Missing Indonesian Trigana Air Plane Found Crashed In Papua District

Wreckage Of Missing Indonesian Plane Found

The wreckage of an Indonesian plane has been found in the Papua district of Oktabe, officials have said.

The Trigana Air plane, carrying 54 people, had gone missing earlier on Sunday after flying over the mountainous district.

The ATR42-300 twin turboprop plane was carrying 49 passengers and five crew members on the scheduled 42-minute journey.

The plane reportedly crashed into a mountain and the wreckage was found by villagers.

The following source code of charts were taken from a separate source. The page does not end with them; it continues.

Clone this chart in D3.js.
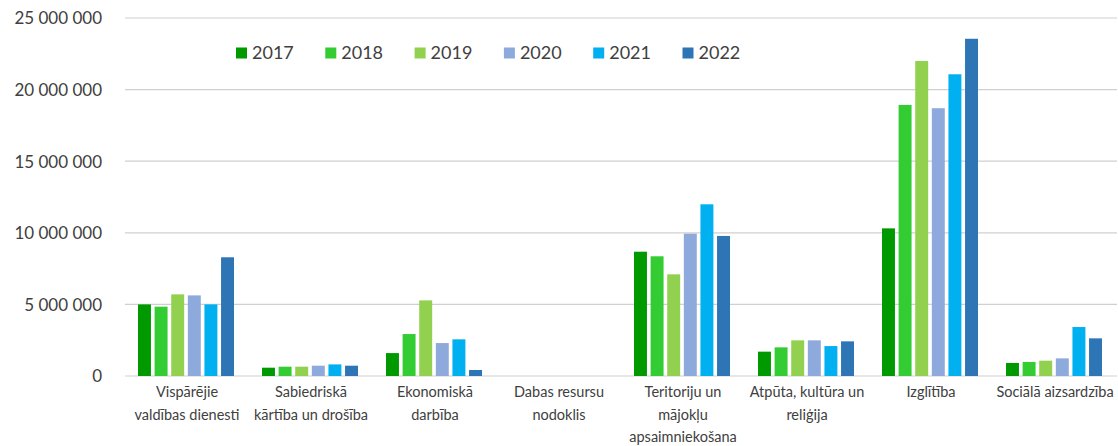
<!DOCTYPE html>
<html>
<head>
<meta charset="utf-8">
<script src="https://cdn.jsdelivr.net/npm/d3@7"></script>
<style>
  html, body { margin: 0; padding: 0; background: #fff; }
  svg { display: block; font-family: Lato, "Open Sans", sans-serif; }
</style>
</head>
<body>
<svg id="chart" width="1118" height="446"></svg>
<script>
const categories = [
  "Vispārējie\nvaldības dienesti",
  "Sabiedriskā\nkārtība un drošība",
  "Ekonomiskā\ndarbība",
  "Dabas resursu\nnodoklis",
  "Teritoriju un\nmājokļu\napsaimniekošana",
  "Atpūta, kultūra un\nreliģija",
  "Izglītība",
  "Sociālā aizsardzība"
];
const years = ["2017", "2018", "2019", "2020", "2021", "2022"];
const colors = ["#009A00", "#33CC33", "#92D050", "#8EA9DB", "#00B0F0", "#2E75B6"];

const v2017 = [5000000, 580000, 1600000, 0, 8680000, 1700000, 10310000, 910000];
const v2018 = [4840000, 650000, 2930000, 0, 8360000, 2000000, 18930000, 980000];
const v2019 = [5700000, 650000, 5280000, 0, 7100000, 2490000, 22000000, 1070000];
const v2020 = [5630000, 720000, 2300000, 0, 9940000, 2490000, 18700000, 1230000];
const v2021 = [5000000, 810000, 2560000, 0, 11990000, 2090000, 21070000, 3420000];
const v2022 = [8290000, 720000, 420000, 0, 9780000, 2420000, 23550000, 2630000];
const seriesValues = [v2017, v2018, v2019, v2020, v2021, v2022];

const yTicks = [0, 5000000, 10000000, 15000000, 20000000, 25000000];

(function () {
const svg = d3.select("#chart");
const pLeft = 125, pRight = 1117, pTop = 18, pBottom = 376;

const x0 = d3.scaleBand().domain(d3.range(categories.length)).range([pLeft, pRight]).padding(0);
const x1 = d3.scaleBand().domain(years).range([13, 109]).paddingInner(0.22).paddingOuter(0);
const y = d3.scaleLinear().domain([0, 25000000]).range([pBottom, pTop]);

const fmt = d3.formatLocale({decimal: ",", thousands: " ", grouping: [3], currency: ["", ""]}).format(",");

// gridlines
svg.append("g").selectAll("line").data(yTicks).join("line")
  .attr("x1", pLeft).attr("x2", pRight)
  .attr("y1", d => y(d)).attr("y2", d => y(d))
  .attr("stroke", "#d0d0d0").attr("stroke-width", 1.2);

// y axis labels
const yAxis = d3.axisLeft(y).tickValues(yTicks).tickSize(0).tickPadding(0)
  .tickFormat(d => fmt(d));
const gy = svg.append("g").attr("transform", "translate(102,0)").call(yAxis);
gy.select(".domain").remove();
gy.selectAll("text").attr("font-size", 17).attr("fill", "#404040")
  .attr("font-family", "Lato, 'Open Sans', sans-serif").attr("dy", "0.35em");

// bars
const groups = svg.append("g").selectAll("g").data(categories.map((c, i) => i)).join("g")
  .attr("transform", i => `translate(${x0(i)},0)`);
groups.selectAll("rect")
  .data(i => years.map((yr, k) => ({yr, k, v: seriesValues[k][i]})))
  .join("rect")
  .attr("x", d => x1(d.yr))
  .attr("width", x1.bandwidth())
  .attr("y", d => y(d.v))
  .attr("height", d => y(0) - y(d.v))
  .attr("fill", d => colors[d.k]);

// category labels
const xl = svg.append("g");
categories.forEach((c, i) => {
  const lines = c.split("\n");
  const cx = x0(i) + x0.bandwidth() / 2;
  const t = xl.append("text")
    .attr("x", cx)
    .attr("y", 397)
    .attr("text-anchor", "middle")
    .attr("font-size", 14.5)
    .attr("fill", "#404040");
  lines.forEach((ln, j) => {
    t.append("tspan").attr("x", cx).attr("dy", j === 0 ? 0 : 22.5).text(ln);
  });
});

// legend
const legend = svg.append("g").attr("transform", "translate(236,53)");
years.forEach((yr, k) => {
  const g = legend.append("g").attr("transform", `translate(${k * 89.3},0)`);
  g.append("rect").attr("x", 0).attr("y", -5.5).attr("width", 11).attr("height", 11).attr("fill", colors[k]);
  g.append("text").attr("x", 16).attr("y", 0).attr("dy", "0.36em")
    .attr("font-size", 18).attr("fill", "#404040").text(yr);
});
})();
</script>
</body>
</html>
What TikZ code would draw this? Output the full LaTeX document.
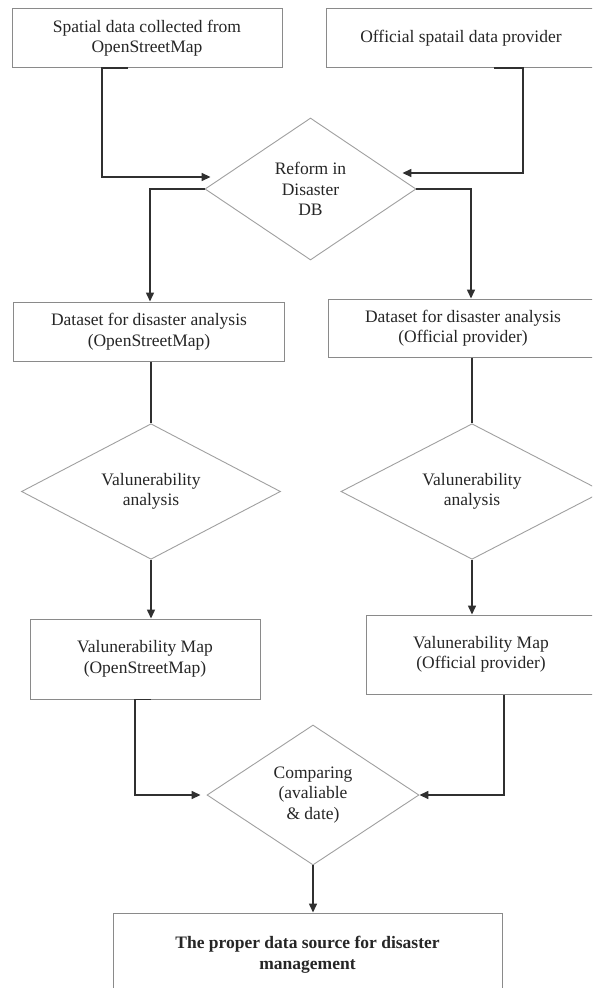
\documentclass[tikz,border=0pt]{standalone}
\usepackage{fontspec}
\setmainfont{Liberation Serif}
\usetikzlibrary{shapes.geometric,arrows.meta,calc}
\definecolor{boxgray}{HTML}{8A8A8A}
\definecolor{dmdgray}{HTML}{A0A0A0}
\definecolor{linedark}{HTML}{303030}
\definecolor{txt}{HTML}{262626}
\begin{document}
\begin{tikzpicture}[x=1pt,y=-1pt,
  every node/.style={font=\fontsize{17.5}{20.5}\selectfont, text=txt, align=center},
  box/.style={draw=boxgray, line width=1pt, rectangle, inner sep=0pt},
  dmd/.style={draw=dmdgray, line width=0.9pt, diamond, inner sep=0pt},
  conn/.style={draw=linedark, line width=1.5pt},
  arr/.style={conn, -{Triangle[length=9pt,width=8pt]}}]
\useasboundingbox (0,0) rectangle (592,988);
\clip (0,0) rectangle (592,988);
\fill[white] (0,0) rectangle (592,988);

\node[box, minimum width=270pt, minimum height=59pt] (src1) at (147,38) {Spatial data collected from\\OpenStreetMap};
\node[box, minimum width=270pt, minimum height=59pt] (src2) at (461,38) {Official spatail data provider};
\node[dmd, minimum width=211pt, minimum height=142pt] (reform) at (310.5,189) {Reform in\\Disaster\\DB};
\node[box, minimum width=271pt, minimum height=59pt] (ds1) at (149,331.5) {Dataset for disaster analysis\\(OpenStreetMap)};
\node[box, minimum width=270pt, minimum height=58pt] (ds2) at (463,328) {Dataset for disaster analysis\\(Official provider)};
\node[dmd, minimum width=259pt, minimum height=109pt] (va1) at (151,491.5) {Valunerability\\analysis};
\node[dmd, minimum width=262pt, minimum height=109pt] (va2) at (472,491.5) {Valunerability\\analysis};
\node[box, minimum width=230pt, minimum height=80pt] (map1) at (145,659) {Valunerability Map\\(OpenStreetMap)};
\node[box, minimum width=230pt, minimum height=79pt] (map2) at (481,654.5) {Valunerability Map\\(Official provider)};
\node[dmd, minimum width=212pt, minimum height=140pt] (cmp) at (313,795) {Comparing\\(avaliable\\\& date)};
\node[box, minimum width=389pt, minimum height=84pt, font=\fontsize{17.5}{20.5}\selectfont\bfseries] (res) at (307.5,955) {The proper data source for disaster\\management};

\draw[arr] ($(src1.south)+(-19,0)$) -- ($(src1.south)+(-45,0)$) |- ($(reform.west)+(6,-12)$);
\draw[arr] ($(src2.south)+(33,0)$) -- ($(src2.south)+(62,0)$) |- ($(reform.east)+(-14,-16)$);
\draw[arr] (reform.west) -| ($(ds1.north)+(1,0)$);
\draw[arr] (reform.east) -| ($(ds2.north)+(8,0)$);
\draw[conn] (va1.north |- ds1.south) -- (va1.north);
\draw[conn] (va2.north |- ds2.south) -- (va2.north);
\draw[arr] (va1.south) -- (va1.south |- map1.north);
\draw[arr] (va2.south) -- (va2.south |- map2.north);
\draw[arr] ($(map1.south)+(6,0)$) -- ($(map1.south)+(-10,0)$) |- ($(cmp.west)+(-6,0)$);
\draw[arr] ($(map2.south)+(23,0)$) |- (cmp.east);
\draw[arr] (cmp.south) -- (cmp.south |- res.north);
\end{tikzpicture}
\end{document}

A plane that is the same model as the one that disappeared

"Residents provided information that the aircraft crashed into Tangok mountain," the director-general of Indonesia's Transportation Ministry said.

Residents of Okbape village in Papua's Bintang district told local police that they saw a plane flying low before crashing into a mountain, said Susanto, the head of Papua's search and rescue agency.

He said about 150 rescuers were heading to the remote area, which is known for its dense forest and steep cliffs, and would begin searching for the plane early on Monday.

Much of Papua is covered with impenetrable jungles and mountains. Some planes that have crashed there in the past have never been found.

Dudi Sudibyo, an aviation analyst, said that Papua is a particularly dangerous place to fly because of its mountainous terrain and rapidly changing weather patterns.

"I can say that a pilot who is capable of flying there will be able to fly an aircraft in any part of the world," he said.

Indonesia has had its share of airline woes in recent years. The sprawling archipelago nation of 250 million people and some 17,000 islands is one of Asia's most rapidly expanding airline markets, but is struggling to provide enough qualified pilots, mechanics, air traffic controllers and updated airport technology to ensure safety.

From 2007 to 2009, the European Union barred Indonesian airlines from flying to Europe because of safety concerns.

Last December, all 162 people aboard an AirAsia jet were killed when the plane plummeted into the Java Sea as it ran into stormy weather on its way from Surabaya, Indonesia's second-largest city, to Singapore.

That disaster was one of five suffered by Asian carriers in a 12-month span, including Malaysia Airlines Flight 370, which went missing in March 2014 with 239 people aboard during a flight from Kuala Lumpur to Beijing.

Trigana Air Service, which commenced operations in 1991, had 22 aircraft as of December 2013 and flies to 21 destinations in Indonesia.